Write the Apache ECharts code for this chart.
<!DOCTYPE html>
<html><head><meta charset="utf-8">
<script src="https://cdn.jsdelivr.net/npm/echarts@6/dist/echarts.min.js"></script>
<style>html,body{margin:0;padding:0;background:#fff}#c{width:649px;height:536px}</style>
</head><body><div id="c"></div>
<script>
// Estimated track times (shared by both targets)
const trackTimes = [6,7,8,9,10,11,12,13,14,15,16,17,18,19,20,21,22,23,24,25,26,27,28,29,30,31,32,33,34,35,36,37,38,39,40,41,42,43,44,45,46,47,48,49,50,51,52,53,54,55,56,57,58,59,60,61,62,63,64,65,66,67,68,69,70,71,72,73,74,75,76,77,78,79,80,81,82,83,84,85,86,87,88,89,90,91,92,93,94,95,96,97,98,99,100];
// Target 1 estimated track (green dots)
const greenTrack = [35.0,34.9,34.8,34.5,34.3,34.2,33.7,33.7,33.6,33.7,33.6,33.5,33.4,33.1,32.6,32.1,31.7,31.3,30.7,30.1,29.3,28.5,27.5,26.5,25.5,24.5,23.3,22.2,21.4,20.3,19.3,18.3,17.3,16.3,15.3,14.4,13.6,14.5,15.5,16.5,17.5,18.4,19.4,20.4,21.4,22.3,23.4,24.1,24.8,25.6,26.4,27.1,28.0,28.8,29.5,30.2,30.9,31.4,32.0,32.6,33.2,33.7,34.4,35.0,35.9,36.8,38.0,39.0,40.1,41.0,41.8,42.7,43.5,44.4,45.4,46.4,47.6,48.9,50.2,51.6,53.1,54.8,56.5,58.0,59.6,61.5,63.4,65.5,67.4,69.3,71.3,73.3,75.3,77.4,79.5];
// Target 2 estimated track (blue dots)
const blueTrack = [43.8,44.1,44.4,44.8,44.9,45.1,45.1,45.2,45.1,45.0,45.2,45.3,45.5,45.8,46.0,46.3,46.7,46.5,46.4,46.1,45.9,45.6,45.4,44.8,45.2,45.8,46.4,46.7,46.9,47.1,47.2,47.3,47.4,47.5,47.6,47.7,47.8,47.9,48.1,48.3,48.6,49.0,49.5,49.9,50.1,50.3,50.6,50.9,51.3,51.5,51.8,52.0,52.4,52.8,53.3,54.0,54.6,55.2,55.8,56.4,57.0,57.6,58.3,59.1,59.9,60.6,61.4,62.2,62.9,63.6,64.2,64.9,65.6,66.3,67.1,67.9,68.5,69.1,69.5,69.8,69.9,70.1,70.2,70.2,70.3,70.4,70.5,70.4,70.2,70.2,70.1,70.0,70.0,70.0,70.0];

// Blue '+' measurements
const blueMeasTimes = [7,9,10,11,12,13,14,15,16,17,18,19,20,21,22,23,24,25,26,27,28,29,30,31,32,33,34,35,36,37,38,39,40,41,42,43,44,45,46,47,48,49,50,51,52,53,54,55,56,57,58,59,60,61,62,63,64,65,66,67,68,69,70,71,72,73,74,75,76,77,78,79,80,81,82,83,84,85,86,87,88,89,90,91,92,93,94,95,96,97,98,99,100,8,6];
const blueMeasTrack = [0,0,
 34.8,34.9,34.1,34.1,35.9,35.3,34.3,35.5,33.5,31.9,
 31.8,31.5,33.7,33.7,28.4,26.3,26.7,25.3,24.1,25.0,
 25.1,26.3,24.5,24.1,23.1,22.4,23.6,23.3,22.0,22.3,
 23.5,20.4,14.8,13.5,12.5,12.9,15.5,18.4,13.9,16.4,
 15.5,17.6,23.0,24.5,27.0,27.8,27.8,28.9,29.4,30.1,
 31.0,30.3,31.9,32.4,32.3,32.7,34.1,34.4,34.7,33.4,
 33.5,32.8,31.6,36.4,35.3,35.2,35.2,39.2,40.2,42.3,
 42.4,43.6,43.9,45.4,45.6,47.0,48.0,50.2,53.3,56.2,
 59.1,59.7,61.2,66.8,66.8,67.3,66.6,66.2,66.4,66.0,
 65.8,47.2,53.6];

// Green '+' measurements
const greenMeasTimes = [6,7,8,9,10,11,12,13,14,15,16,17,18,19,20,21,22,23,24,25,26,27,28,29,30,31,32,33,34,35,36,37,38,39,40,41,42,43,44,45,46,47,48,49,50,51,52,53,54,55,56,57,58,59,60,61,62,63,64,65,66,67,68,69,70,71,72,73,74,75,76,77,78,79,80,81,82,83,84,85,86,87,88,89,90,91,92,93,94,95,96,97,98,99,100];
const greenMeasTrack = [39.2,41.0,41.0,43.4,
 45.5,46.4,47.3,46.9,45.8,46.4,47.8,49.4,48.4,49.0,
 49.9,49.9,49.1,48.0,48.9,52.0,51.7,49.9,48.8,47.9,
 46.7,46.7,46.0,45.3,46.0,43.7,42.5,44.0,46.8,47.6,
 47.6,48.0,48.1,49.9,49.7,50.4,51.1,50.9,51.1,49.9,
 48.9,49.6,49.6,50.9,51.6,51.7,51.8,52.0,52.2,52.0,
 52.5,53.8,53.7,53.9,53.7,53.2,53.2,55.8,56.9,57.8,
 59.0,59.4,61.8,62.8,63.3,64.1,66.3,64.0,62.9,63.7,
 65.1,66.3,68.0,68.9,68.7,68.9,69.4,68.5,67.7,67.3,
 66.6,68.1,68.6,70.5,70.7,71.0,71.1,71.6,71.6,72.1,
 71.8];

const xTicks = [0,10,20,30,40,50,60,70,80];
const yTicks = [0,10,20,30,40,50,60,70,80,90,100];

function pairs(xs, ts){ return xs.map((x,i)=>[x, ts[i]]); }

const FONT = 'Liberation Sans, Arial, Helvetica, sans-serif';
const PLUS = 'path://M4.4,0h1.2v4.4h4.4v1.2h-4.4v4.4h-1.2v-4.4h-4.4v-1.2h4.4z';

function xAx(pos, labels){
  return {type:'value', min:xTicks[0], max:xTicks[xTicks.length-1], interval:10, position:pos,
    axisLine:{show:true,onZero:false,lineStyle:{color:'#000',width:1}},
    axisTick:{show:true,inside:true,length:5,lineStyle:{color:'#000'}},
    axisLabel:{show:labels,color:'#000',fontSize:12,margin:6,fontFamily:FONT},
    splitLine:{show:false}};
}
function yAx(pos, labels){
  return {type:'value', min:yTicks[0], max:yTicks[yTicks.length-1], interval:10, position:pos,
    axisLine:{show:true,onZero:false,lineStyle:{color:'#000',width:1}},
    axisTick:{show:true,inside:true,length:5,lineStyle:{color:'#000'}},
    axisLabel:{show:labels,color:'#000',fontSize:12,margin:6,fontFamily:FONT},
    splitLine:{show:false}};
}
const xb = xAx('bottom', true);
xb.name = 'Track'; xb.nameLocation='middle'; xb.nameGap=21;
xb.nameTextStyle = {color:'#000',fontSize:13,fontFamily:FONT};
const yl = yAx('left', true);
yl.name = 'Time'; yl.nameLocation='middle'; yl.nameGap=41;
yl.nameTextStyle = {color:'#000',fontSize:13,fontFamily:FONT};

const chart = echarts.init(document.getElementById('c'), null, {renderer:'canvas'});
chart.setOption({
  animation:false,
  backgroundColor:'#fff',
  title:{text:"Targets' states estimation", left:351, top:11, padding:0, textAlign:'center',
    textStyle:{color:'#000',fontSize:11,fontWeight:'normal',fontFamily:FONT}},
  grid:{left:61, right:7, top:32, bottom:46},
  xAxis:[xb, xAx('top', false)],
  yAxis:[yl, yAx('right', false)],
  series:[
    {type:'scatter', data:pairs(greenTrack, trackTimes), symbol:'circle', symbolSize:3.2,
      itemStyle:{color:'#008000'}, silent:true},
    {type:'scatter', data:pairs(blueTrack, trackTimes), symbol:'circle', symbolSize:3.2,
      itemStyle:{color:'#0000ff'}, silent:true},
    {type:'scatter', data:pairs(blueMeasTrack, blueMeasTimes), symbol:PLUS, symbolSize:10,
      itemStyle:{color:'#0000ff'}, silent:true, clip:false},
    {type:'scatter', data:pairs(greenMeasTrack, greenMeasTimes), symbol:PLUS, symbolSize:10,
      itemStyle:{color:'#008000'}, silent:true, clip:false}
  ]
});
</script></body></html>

*****

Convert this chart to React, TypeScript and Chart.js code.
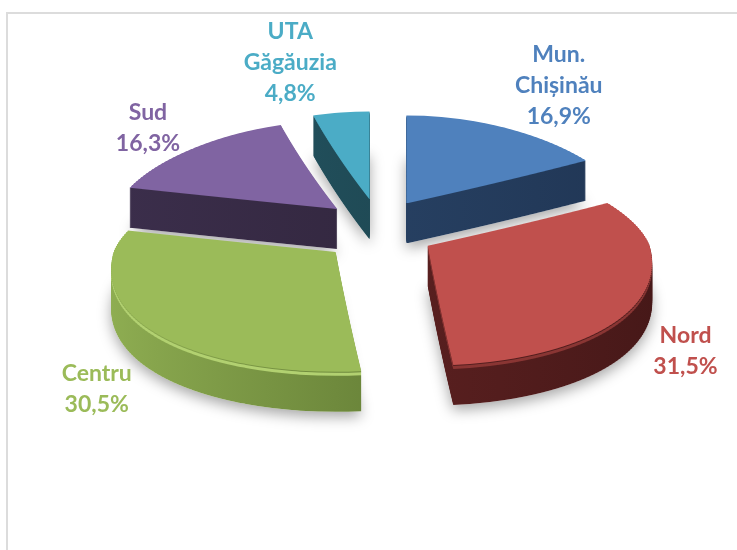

*****

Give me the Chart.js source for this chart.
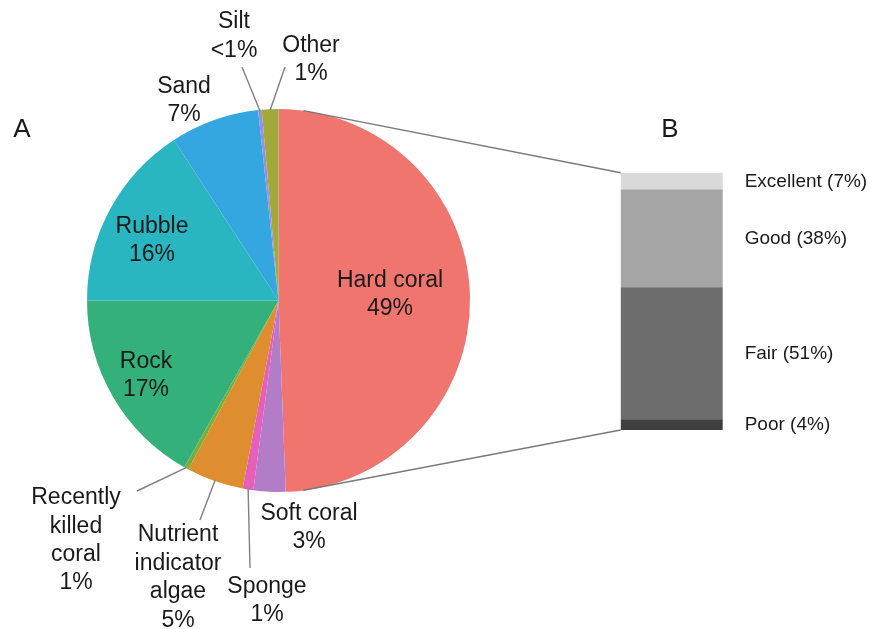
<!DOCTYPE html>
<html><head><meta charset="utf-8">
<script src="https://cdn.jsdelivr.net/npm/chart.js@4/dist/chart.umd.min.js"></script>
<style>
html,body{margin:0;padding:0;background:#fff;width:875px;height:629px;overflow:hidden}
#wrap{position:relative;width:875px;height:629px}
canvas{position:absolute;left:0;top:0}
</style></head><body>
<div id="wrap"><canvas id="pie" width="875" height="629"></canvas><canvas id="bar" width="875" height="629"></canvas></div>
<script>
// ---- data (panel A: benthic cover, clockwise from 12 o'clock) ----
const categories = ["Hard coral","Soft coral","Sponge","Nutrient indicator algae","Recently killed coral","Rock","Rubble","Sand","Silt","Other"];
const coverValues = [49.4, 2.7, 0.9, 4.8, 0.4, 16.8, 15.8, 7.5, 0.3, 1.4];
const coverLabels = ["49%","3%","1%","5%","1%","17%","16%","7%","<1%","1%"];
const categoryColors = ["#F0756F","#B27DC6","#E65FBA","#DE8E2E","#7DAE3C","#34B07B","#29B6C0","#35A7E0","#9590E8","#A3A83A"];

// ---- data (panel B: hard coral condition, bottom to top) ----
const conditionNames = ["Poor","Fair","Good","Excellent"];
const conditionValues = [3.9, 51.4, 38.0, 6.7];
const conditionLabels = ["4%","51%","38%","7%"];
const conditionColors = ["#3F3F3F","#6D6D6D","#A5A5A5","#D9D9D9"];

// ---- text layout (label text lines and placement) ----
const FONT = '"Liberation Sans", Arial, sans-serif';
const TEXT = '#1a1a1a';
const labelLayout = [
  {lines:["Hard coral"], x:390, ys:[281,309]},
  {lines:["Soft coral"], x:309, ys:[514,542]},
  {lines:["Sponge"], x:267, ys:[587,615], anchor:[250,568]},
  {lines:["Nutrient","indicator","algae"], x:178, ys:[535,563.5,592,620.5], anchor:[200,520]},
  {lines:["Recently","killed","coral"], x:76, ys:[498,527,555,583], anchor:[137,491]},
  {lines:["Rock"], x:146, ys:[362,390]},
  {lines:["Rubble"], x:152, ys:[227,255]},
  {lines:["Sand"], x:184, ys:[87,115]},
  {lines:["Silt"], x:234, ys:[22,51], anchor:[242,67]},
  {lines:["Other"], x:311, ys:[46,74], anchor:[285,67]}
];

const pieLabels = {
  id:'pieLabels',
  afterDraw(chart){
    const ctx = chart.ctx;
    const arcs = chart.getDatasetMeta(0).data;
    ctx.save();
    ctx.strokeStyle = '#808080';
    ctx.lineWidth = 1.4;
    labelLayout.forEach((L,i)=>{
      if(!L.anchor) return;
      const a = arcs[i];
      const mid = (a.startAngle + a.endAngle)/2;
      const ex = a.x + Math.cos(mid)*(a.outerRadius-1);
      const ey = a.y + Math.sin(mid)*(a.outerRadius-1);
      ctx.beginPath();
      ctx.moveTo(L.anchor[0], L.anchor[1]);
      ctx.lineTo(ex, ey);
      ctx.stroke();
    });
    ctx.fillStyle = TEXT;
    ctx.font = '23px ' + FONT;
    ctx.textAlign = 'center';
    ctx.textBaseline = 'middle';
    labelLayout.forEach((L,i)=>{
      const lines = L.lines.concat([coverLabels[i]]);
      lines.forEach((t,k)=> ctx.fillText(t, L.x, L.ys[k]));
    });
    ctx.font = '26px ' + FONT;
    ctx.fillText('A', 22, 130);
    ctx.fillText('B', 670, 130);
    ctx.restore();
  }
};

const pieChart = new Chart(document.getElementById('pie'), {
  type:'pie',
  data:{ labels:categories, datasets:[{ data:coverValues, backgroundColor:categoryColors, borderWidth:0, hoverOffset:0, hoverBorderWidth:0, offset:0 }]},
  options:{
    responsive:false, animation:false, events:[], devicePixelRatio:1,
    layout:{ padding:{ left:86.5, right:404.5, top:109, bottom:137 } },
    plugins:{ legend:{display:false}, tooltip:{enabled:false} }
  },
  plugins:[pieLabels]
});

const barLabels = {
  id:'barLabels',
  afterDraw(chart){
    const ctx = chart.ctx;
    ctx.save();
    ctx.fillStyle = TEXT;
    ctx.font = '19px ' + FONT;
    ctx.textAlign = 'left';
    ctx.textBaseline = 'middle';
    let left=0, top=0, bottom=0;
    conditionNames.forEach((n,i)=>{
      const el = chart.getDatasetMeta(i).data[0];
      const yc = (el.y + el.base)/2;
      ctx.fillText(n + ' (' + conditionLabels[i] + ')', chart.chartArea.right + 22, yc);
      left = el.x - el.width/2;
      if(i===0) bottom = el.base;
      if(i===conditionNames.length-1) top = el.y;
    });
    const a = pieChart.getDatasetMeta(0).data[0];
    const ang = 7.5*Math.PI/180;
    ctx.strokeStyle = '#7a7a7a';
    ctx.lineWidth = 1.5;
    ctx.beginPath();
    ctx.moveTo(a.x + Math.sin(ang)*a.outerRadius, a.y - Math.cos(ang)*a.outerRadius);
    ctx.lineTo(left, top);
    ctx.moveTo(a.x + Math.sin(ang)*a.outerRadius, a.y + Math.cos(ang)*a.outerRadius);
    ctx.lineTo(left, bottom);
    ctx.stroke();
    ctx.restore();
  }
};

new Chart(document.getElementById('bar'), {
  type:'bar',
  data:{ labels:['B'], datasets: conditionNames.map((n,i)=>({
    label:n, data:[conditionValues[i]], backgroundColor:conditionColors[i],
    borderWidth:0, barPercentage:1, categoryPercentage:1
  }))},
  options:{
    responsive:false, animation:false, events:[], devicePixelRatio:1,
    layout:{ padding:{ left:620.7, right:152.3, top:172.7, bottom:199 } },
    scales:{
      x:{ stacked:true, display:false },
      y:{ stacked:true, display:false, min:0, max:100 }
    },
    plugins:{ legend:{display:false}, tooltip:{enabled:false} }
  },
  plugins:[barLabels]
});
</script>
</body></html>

*****

** Required work **
Take every line above carrying "this" and return it.

** Output **
Write the Apache ECharts code for this chart.
Convert this chart to React, TypeScript and Chart.js code.
Give me the Chart.js source for this chart.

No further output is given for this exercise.